Impact of EU Sanctions on Nayara Energy
The European Union’s recent sanctions against Russian oil exports have placed Nayara Energy’s refinery at the center of international scrutiny. This refinery, which has a capacity of 20 million tonnes per annum, was acquired by Rosneft, along with partners Trafigura and UCP, from Essar Oil for $12.9 billion in 2017. The sanctions come as part of a broader strategy to limit Moscow’s oil revenue, which is crucial for its economy. The EU has lowered the price cap for Russian oil from $60 per barrel, making it more challenging for countries outside the G7 to engage in trade with Russia. This new cap is expected to be around $47, reflecting a significant reduction aimed at tightening the financial noose around Russia.
India’s Response to Sanctions
In response to the EU’s sanctions, India has firmly stated its position against unilateral measures. The Indian government emphasized its commitment to energy security, asserting that it prioritizes meeting the basic needs of its citizens. External affairs ministry spokesperson Randhir Jaiswal reiterated that India does not subscribe to any unilateral sanctions and called for fairness in energy trade. This stance underscores India’s complex relationship with Russia, especially in the context of energy imports, as it seeks to balance its energy needs with international diplomatic pressures.
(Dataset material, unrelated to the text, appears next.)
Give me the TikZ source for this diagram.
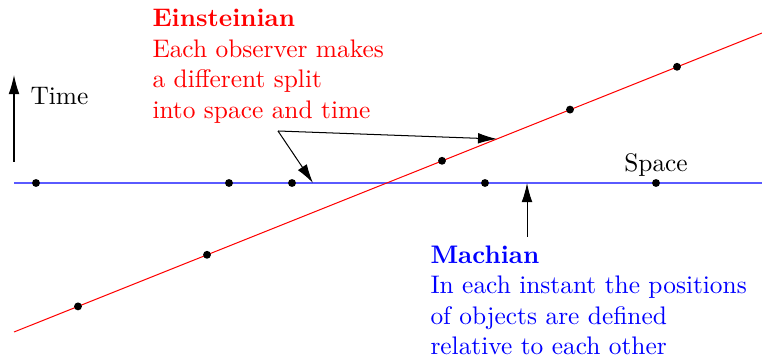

Challenges for Rosneft and Nayara Energy
The sanctions pose significant challenges for Rosneft and Nayara Energy, particularly regarding their operational viability. The refinery relies heavily on exports to Europe and Africa, with limited domestic sales due to a small retail network of 6,750 fuel stations. The new restrictions could hinder the export of products derived from Russian oil, jeopardizing operations and potentially leading to job losses. Furthermore, the sanctions complicate Rosneft’s attempts to divest its stake in Nayara, as repatriating profits has become increasingly difficult. The Russian company had been in discussions with Reliance Industries to sell its 49.1% stake, but the high asking price of $20 billion has been a significant barrier.
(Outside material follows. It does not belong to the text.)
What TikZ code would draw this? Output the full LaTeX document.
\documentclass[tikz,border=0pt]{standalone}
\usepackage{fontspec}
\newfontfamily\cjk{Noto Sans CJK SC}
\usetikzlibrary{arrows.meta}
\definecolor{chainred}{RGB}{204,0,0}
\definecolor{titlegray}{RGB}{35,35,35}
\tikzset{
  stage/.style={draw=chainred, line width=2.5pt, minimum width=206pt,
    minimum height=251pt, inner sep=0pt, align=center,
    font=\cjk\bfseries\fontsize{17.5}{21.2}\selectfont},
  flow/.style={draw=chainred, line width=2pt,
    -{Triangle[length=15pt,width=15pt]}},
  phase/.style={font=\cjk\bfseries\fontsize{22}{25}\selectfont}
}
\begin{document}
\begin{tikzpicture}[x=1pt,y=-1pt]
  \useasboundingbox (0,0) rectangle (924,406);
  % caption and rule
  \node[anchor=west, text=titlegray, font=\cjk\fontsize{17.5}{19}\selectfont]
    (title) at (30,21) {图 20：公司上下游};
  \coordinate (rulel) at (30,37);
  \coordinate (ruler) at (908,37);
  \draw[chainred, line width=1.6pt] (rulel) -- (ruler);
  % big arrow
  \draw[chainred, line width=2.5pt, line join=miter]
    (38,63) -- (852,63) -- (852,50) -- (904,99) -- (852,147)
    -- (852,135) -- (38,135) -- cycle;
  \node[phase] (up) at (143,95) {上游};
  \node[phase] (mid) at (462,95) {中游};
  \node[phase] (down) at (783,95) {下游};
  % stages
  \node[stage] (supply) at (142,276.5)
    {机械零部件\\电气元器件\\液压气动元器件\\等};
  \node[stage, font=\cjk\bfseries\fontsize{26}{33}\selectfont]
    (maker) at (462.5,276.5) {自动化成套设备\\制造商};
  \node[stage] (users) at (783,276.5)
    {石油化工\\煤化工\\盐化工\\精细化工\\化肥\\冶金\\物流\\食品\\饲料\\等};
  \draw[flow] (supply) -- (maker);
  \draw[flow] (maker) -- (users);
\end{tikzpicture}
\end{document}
Future Implications for the Oil Market
The EU’s sanctions and the new price cap are expected to have far-reaching implications for the global oil market. By making Russian oil more attractive to other Indian refiners, the sanctions could deepen discounts and alter trade dynamics. However, executives in the refining sector have expressed the need for more clarity regarding the export of products before making definitive decisions. As the situation evolves, the balance between maintaining energy security and adhering to international sanctions will remain a critical issue for India and its energy sector.